Je m’étonnais de découvrir la musique "black" grâce à Massive Attack, tout comme je vais être étonné de découvrir qu’ils sont des fans d’after punk et de new wave, jusqu’à inviter Elizabeth Frazer du groupe Cocteau Twins sur l’album Mezzanine (1998) pour chanter sur trois morceaux. Dans les années 80, les Cocteau Twins, comme une grande partie des artistes du label 4AD me feront passer une adolescence plus heureuse. Inutile de préciser que les tournées qui ont suivi la sortie de l’album Mezzanine ont fait fantasmer de nombreux spectateurs dans l’espoir de voir Elisabeth Frazer sur scène avec Massive Attack, vu que Cocteau Twins s’est séparé en 1997. Cela s’est fait pour la tournée de 2019 qui fêtait les 20 ans de l’album.
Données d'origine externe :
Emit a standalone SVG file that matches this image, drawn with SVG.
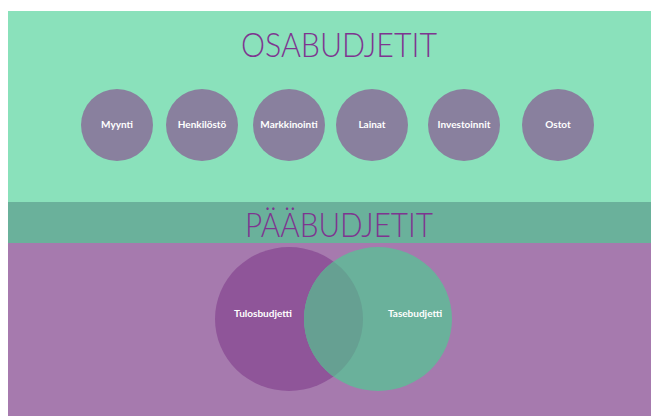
<svg xmlns="http://www.w3.org/2000/svg" width="651" height="416" viewBox="0 0 651 416">
<style>
.title{font-family:Lato,"Open Sans",sans-serif;font-weight:300;font-size:33px;fill:#7e3590;text-anchor:middle}
.sub{fill:#89809e}
.lbl{font-family:Lato,"Open Sans",sans-serif;font-weight:700;font-size:10px;fill:#ffffff;text-anchor:middle}
</style>
<defs>
<clipPath id="leftClip"><ellipse cx="289" cy="319" rx="74" ry="72"/></clipPath>
</defs>
<rect width="651" height="416" fill="#ffffff"/>
<rect x="8" y="11" width="643" height="191" fill="#8ae1bb"/>
<rect x="8" y="202" width="643" height="41" fill="#6ab19b"/>
<rect x="8" y="243" width="643" height="173" fill="#a67aae"/>
<text class="title" x="339" y="57" textLength="196" lengthAdjust="spacingAndGlyphs">OSABUDJETIT</text>
<text class="title" x="339" y="237" textLength="188" lengthAdjust="spacingAndGlyphs">PÄÄBUDJETIT</text>
<g id="myynti"><circle class="sub" cx="117" cy="125" r="36"/><text class="lbl" x="117" y="128">Myynti</text></g>
<g id="henkilosto"><circle class="sub" cx="202" cy="125" r="36"/><text class="lbl" x="202" y="128">Henkilöstö</text></g>
<g id="markkinointi"><circle class="sub" cx="289" cy="125" r="36"/><text class="lbl" x="289" y="128">Markkinointi</text></g>
<g id="lainat"><circle class="sub" cx="372" cy="125" r="36"/><text class="lbl" x="372" y="128">Lainat</text></g>
<g id="investoinnit"><circle class="sub" cx="464" cy="125" r="36"/><text class="lbl" x="464" y="128">Investoinnit</text></g>
<g id="ostot"><circle class="sub" cx="558" cy="125" r="36"/><text class="lbl" x="558" y="128">Ostot</text></g>
<g id="tulosbudjetti"><ellipse cx="289" cy="319" rx="74" ry="72" fill="#8f5599"/><text class="lbl" x="263" y="317">Tulosbudjetti</text></g>
<g id="tasebudjetti"><ellipse cx="378" cy="319" rx="74" ry="72" fill="#6ab19b"/><ellipse cx="378" cy="319" rx="74" ry="72" fill="#66a092" clip-path="url(#leftClip)"/><text class="lbl" x="415" y="317">Tasebudjetti</text></g>
<g id="connectors"/>
</svg>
J’ai vu à trois reprises Massive Attack en concert à Paris. Le 30 mai 1998 à La Mutualité, le 10 novembre 2009 au Zénith et le 27 août 2016 à Rock en Seine. A chaque fois j’ai été bluffé par le spectacle visuel et le professionnalisme plutôt détendu des deux leaders 3D et Daddy G qui viennent de temps à autre prendre la température sur scène entre le passage de deux invités.

En 2012, le groupe réédite Blue Lines en double vinyle dans un box cartonné avec en plus le CD, le DVD et un poster. Le son du vinyle est irréprochable, la pochette en gatefold est magnifique, par contre il n’y a aucun morceaux inédits, pas de démos, ni de live, non juste les 9 morceaux intemporels de cet album majeur sorti au tout début des années 90, soit bientôt 30 ans. Le temps défile à une vitesse et certains disques comme Blue Lines n’ont aucune trace d’usure du temps. Ces disques (sa fonctionne aussi pour le cinéma) sont des classiques à transmettre de générations en générations.